Apesar de vizinhos, Martin e Mariana vivem a eterna iminência de se encontrarem. Mas a capital dos portenhos tem seus caprichos, e teima em vê-los no eterno jogo do junto(s) e separado(s). Amanhã, às 19h.
A tiro de piedra (México, 2010, 118min). De Sebastian Hiriat.
Muito premiado no Festival Internacional de Cinema de Cidade do México e sensação no Festival de San Sebastián, o primeiro longa de Hiriat traz no título uma expressão que demonstra um alto grau de proximidade entre objetos. No caso, um jovem pastor do norte está a passos de se tornar adulto. Ele empreende uma jornada depois que toma o aparecimento de um chaveiro e de uma ovelha morta como indicativo da realização das aspirações pessoais. Domingo, às 19h.
Las malas intenciones (Peru/Argentina/Alemanha, 2011, 117min). De Rosário García-Montero.
Criada por padrasto e mãe ausentes, a pequena Cayetana, aos nove anos, começa a apostar na ideia de uma morte prematura. Tudo em função da instabilidade emocional, a partir do anúncio da chegada do primeiro irmão. Segunda, às 19h.
La lección de pintura (Chile, 2010, 85min). De Pablo Perelman.
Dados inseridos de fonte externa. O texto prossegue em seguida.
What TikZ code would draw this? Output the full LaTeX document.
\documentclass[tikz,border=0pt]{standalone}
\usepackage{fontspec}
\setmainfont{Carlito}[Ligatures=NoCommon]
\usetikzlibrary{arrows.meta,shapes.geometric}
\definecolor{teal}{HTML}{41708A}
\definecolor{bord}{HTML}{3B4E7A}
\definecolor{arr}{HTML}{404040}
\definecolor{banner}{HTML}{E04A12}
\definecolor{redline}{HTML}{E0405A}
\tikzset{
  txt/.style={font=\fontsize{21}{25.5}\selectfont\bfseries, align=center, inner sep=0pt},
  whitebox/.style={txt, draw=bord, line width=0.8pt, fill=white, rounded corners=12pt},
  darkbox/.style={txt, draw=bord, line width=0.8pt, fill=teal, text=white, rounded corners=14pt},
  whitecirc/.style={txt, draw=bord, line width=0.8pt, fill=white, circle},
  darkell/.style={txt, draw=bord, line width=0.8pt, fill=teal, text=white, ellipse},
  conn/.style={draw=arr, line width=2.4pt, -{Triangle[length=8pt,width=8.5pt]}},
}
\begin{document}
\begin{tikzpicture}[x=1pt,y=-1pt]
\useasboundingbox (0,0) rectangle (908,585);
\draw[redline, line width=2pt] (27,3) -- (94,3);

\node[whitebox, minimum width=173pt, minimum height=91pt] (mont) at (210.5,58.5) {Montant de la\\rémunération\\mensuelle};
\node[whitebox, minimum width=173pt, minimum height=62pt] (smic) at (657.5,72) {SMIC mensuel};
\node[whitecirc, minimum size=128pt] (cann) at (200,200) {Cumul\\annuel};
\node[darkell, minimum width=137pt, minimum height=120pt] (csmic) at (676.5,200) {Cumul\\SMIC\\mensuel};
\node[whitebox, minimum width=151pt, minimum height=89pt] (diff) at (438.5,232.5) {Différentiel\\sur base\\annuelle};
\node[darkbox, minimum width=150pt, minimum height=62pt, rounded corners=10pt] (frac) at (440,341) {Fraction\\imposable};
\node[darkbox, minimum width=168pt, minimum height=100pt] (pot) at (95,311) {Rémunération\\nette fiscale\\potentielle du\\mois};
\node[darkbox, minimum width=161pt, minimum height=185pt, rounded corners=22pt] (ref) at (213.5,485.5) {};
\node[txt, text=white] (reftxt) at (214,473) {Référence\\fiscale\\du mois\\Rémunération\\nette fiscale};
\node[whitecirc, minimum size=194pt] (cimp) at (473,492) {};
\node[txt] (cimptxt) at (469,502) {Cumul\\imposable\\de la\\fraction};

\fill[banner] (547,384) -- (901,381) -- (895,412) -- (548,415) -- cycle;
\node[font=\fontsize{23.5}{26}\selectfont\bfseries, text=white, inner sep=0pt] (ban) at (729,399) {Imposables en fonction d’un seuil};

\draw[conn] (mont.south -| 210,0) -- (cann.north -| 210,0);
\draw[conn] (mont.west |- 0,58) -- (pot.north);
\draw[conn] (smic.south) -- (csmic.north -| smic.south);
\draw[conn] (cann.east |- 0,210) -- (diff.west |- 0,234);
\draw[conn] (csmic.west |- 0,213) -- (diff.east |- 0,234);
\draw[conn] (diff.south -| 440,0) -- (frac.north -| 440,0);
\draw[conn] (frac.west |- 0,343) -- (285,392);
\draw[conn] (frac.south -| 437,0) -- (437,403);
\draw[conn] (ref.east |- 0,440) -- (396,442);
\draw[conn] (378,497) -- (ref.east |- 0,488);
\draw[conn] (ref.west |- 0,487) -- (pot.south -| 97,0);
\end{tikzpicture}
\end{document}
Nos anos de 1960, numa cidade interiorana, o filho de uma camponesa demonstra ser um prodígio para a pintura. Tendo um senhor, que tem importantes livros de arte como referência, como grande incentivador, o menino descumpre expectativas, ao sumir com a instituição do Golpe Militar, em 1973. Dia 9 de agosto, às 19h.
El casamiento (Uruguai, 2011, 72 min). De Aldo Garay.
Documentário que se prende à interferência do destino, que agiu, favoravelmente, numa praça pública para a união do operário Ignácio e da transexual Julia. Dia 10 de agosto, às 19h.
Garcia (Colombia, 2010, 90 min). De José Luis Rugeles.
Rendido a caprichos da mulher Amália, um vigilante de prédio em Bogotá pensa ter cumprido o maior desejo do casal: ter uma casa própria. Mas, inesperadamente, Amália some e, na busca, o marido conta apenas com a ajuda de um ex-policial aposentado. Dia 11 de agosto, às 19h.
Jean Gentil (República Dominicana/México/Alemanha, 2010, 97min). De Laura A. Guzmán e Israel Cárdenas. Na capital dominicana, Santo Domingo, um professor de francês haitiano se desespera, na condição de desempregado. Dia 12 de agosto, às 19h.